Problem description » The lines from the top of the material through the line with "import plotly.graph_objects as go" are to be set down exactly. Leave the pictures out.

·····

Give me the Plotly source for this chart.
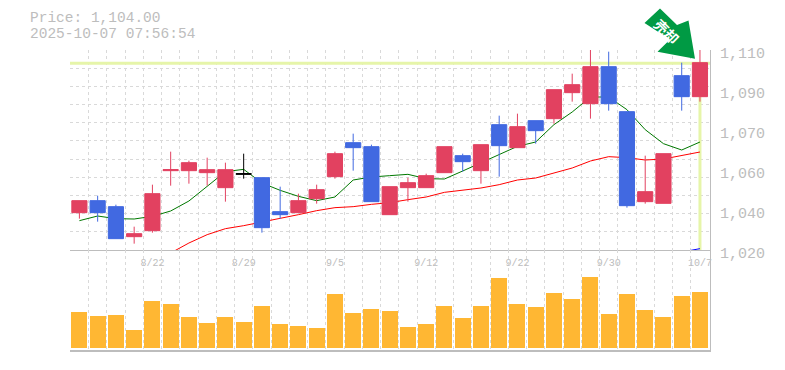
import plotly.graph_objects as go

dates = ["8/18","8/19","8/20","8/21","8/22","8/25","8/26","8/27","8/28","8/29",
         "9/1","9/2","9/3","9/4","9/5","9/8","9/9","9/10","9/11","9/12",
         "9/16","9/17","9/18","9/19","9/22","9/24","9/25","9/26","9/29","9/30",
         "10/1","10/2","10/3","10/6","10/7"]
opens = [1036.8,1042.2,1039.5,1026.0,1028.7,1055.7,1055.7,1054.8,1048.05,1054.05,
         1052.55,1037.25,1036.8,1043.1,1053.0,1068.3,1066.5,1035.9,1048.05,1048.05,
         1054.8,1062.45,1055.7,1076.4,1066.05,1078.2,1079.1,1090.8,1085.85,1102.5,
         1082.25,1041.75,1041.0,1098.45,1089.0]
closes = [1042.2,1036.8,1025.1,1027.35,1045.35,1056.15,1059.3,1056.15,1056.15,1054.35,
          1030.05,1035.9,1042.2,1047.15,1063.35,1066.05,1041.75,1048.5,1050.3,1053.45,
          1066.5,1059.75,1067.4,1066.95,1075.5,1073.7,1092.15,1094.4,1102.5,1085.85,
          1039.95,1046.25,1063.35,1089.0,1104.3]
highs = [1042.2,1044.45,1040.4,1030.5,1049.4,1064.25,1060.2,1061.55,1059.3,1063.35,
         1052.55,1048.5,1045.35,1049.4,1064.25,1072.35,1067.4,1048.5,1052.55,1054.35,
         1066.5,1063.35,1067.4,1080.45,1081.35,1078.2,1092.15,1099.35,1110.15,1109.25,
         1082.25,1062.45,1063.35,1104.3,1110.15]
lows = [1034.1,1032.75,1025.1,1022.85,1027.8,1048.95,1049.85,1048.95,1041.75,1052.1,
        1027.8,1034.1,1036.8,1040.85,1052.1,1055.7,1041.75,1035.9,1041.75,1048.05,
        1054.8,1055.25,1049.85,1053.0,1066.05,1067.85,1076.85,1086.75,1079.1,1082.7,
        1039.05,1040.85,1041.0,1082.7,1086.75]
ma_short = [1033.2,1035.3,1034.1,1033.95,1035.15,1037.55,1042.05,1048.65,1055.25,1056.3,
            1050.15,1046.85,1044.15,1042.2,1043.85,1051.5,1052.85,1053.45,1054.05,1052.1,
            1051.95,1055.55,1059.15,1062.9,1066.65,1068.6,1076.4,1082.1,1088.85,1088.85,
            1083.15,1074.15,1067.85,1065.0,1068.6]
ma_long = [None,None,None,None,None,1018.65,1023.15,1026.9,1029.6,1030.95,
           1032.45,1034.25,1035.9,1037.7,1039.05,1039.5,1040.55,1041.3,1042.65,1043.85,
           1045.95,1046.85,1047.9,1049.4,1051.5,1052.4,1054.65,1056.9,1060.05,1062.0,
           1061.55,1060.5,1060.95,1062.45,1064.1]
ma_third = [None]*33 + [1019.1,1020.6]
volumes = [36.3,32.3,33.3,18.3,47.3,44.3,31.3,25.3,31.3,26.3,42.3,24.3,22.3,20.3,54.3,35.3,39.3,37.3,
           21.3,24.3,42.3,30.3,42.3,70.3,44.3,41.3,55.3,49.3,71.3,34.3,54.3,38.3,31.3,52.3,56.3]
price_ticks = [1110,1092,1074,1056,1038,1020]
price_labels = ["1,110","1,090","1,070","1,060","1,040","1,020"]
label_idx = [4,9,14,19,24,29,34]
last_price = 1104.0
doji = [9]

# the page body has an 8px margin, so the figure is drawn 8px in from the window corner
W, H = 769, 354
OFFSET = 8
L, R, T, B = 62, 67, 42, 12
X_RANGE = [-0.515, 34.55]
Y_RANGE = [1020, 1110]
VOL_RANGE = [-2, 98]
GRAY = "#bdbdbd"
GRID = "#d9d9d9"
MONO = "Liberation Mono"
n = len(dates)
xs = list(range(n))
xgrid = [i - 0.5 for i in range(n + 1)]
ygrid = [1020 + k * 90 / 11 for k in range(12)]


def px(x):
    return (x - OFFSET - L) / (W - L - R)


def py(y):
    return (H - B - (y - OFFSET)) / (H - T - B)


fig = go.Figure()
fig.add_trace(go.Scatter(x=[X_RANGE[0], X_RANGE[1]], y=[last_price, last_price], mode="lines",
                         line=dict(color="#e6f5a9", width=3), xaxis="x", yaxis="y", showlegend=False))
fig.add_trace(go.Scatter(x=[xs[-1], xs[-1]], y=[last_price, Y_RANGE[0]], mode="lines",
                         line=dict(color="#e6f5a9", width=3), xaxis="x", yaxis="y", showlegend=False))
for vals, col in [(ma_short, "#007800"), (ma_long, "#ff0000"), (ma_third, "#0000ff")]:
    fig.add_trace(go.Scatter(x=xs, y=vals, mode="lines", line=dict(color=col, width=1),
                             cliponaxis=False, xaxis="x", yaxis="y", showlegend=False))

keep = [i for i in xs if i not in doji]
fig.add_trace(go.Candlestick(
    x=keep, open=[opens[i] for i in keep], high=[highs[i] for i in keep],
    low=[lows[i] for i in keep], close=[closes[i] for i in keep],
    increasing=dict(line=dict(color="#e24160", width=1), fillcolor="#e24160"),
    decreasing=dict(line=dict(color="#4169e1", width=1), fillcolor="#4169e1"),
    xaxis="x3", yaxis="y3", showlegend=False))
fig.add_trace(go.Candlestick(
    x=doji, open=[opens[i] for i in doji], high=[highs[i] for i in doji],
    low=[lows[i] for i in doji], close=[closes[i] for i in doji],
    increasing=dict(line=dict(color="#000000", width=1), fillcolor="#000000"),
    decreasing=dict(line=dict(color="#000000", width=1), fillcolor="#000000"),
    xaxis="x3", yaxis="y3", showlegend=False))
fig.add_trace(go.Bar(x=xs, y=volumes, marker=dict(color="#ffb733", line=dict(width=0)),
                     width=0.875, xaxis="x2", yaxis="y2", showlegend=False))

minor_x = dict(tickvals=xgrid, showgrid=True, gridcolor=GRID, griddash="3px,3px", gridwidth=1, ticks="")
minor_y = dict(tickvals=ygrid, showgrid=True, gridcolor=GRID, griddash="3px,3px", gridwidth=1, ticks="")

arrow = [(644.5, 23), (660, 8.5), (677, 25), (688.5, 20.5), (695, 58.7), (657.5, 51.7), (670, 39.5)]
arrow_path = "M " + " L ".join(f"{px(a):.5f},{py(b):.5f}" for a, b in arrow) + " Z"

fig.update_layout(
    width=W, height=H, autosize=False,
    margin=dict(l=L, r=R, t=T, b=B, pad=0, autoexpand=False),
    paper_bgcolor="white", plot_bgcolor="white",
    boxgap=0.17, boxgroupgap=0, bargap=0, showlegend=False,
    xaxis=dict(domain=[0, 1], range=X_RANGE, anchor="y", tickmode="array", automargin=False,
               tickvals=label_idx, ticktext=[dates[i] for i in label_idx],
               showgrid=False, zeroline=False, showline=True, linecolor=GRAY, linewidth=1,
               tickfont=dict(family=MONO, size=10, color=GRAY), ticks="", ticklabelstandoff=3,
               minor=minor_x),
    yaxis=dict(domain=[1/3, 1], range=Y_RANGE, anchor="x", side="right", tickmode="array", automargin=False,
               tickvals=price_ticks, ticktext=price_labels, showgrid=False, zeroline=False,
               showline=True, linecolor=GRAY, linewidth=1,
               tickfont=dict(family=MONO, size=15, color=GRAY, weight="normal"), ticks="",
               ticklabelstandoff=6, ticklabelshift=3, minor=minor_y),
    xaxis2=dict(domain=[0, 1], range=X_RANGE, anchor="y2", showticklabels=False, showgrid=False, automargin=False,
                zeroline=False, showline=True, linecolor=GRAY, linewidth=1.5, ticks="", tickmode="array",
                tickvals=[], minor=minor_x),
    yaxis2=dict(domain=[0, 1/3], range=VOL_RANGE, anchor="x2", side="right", showticklabels=False, automargin=False,
                showgrid=False, zeroline=False, showline=True, linecolor=GRAY, linewidth=1, ticks=""),
    xaxis3=dict(domain=[0, 1], range=X_RANGE, overlaying="x", anchor="y3", visible=False, automargin=False,
                rangeslider=dict(visible=False)),
    yaxis3=dict(domain=[1/3, 1], range=Y_RANGE, overlaying="y", anchor="x3", visible=False, automargin=False),
    shapes=[dict(type="path", xref="paper", yref="paper", path=arrow_path,
                 fillcolor="#009a44", line=dict(width=0), layer="above")],
    annotations=[
        dict(text=f"Price: {last_price:,.2f}", xref="paper", yref="paper", x=px(28), y=py(18),
             xanchor="left", yanchor="middle", showarrow=False,
             font=dict(family=MONO, size=14.5, color=GRAY)),
        dict(text="2025-10-07 07:56:54", xref="paper", yref="paper", x=px(28), y=py(34),
             xanchor="left", yanchor="middle", showarrow=False,
             font=dict(family=MONO, size=14.5, color=GRAY)),
        dict(text="<b>売却</b>", xref="paper", yref="paper", x=px(666.5), y=py(31), textangle=45,
             xanchor="center", yanchor="middle", showarrow=False,
             font=dict(family="Noto Sans CJK JP", size=14, color="white")),
    ],
)
fig.write_html("out.html")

·····

Worked solution »
Give me the Plotly source for this chart.
import plotly.graph_objects as go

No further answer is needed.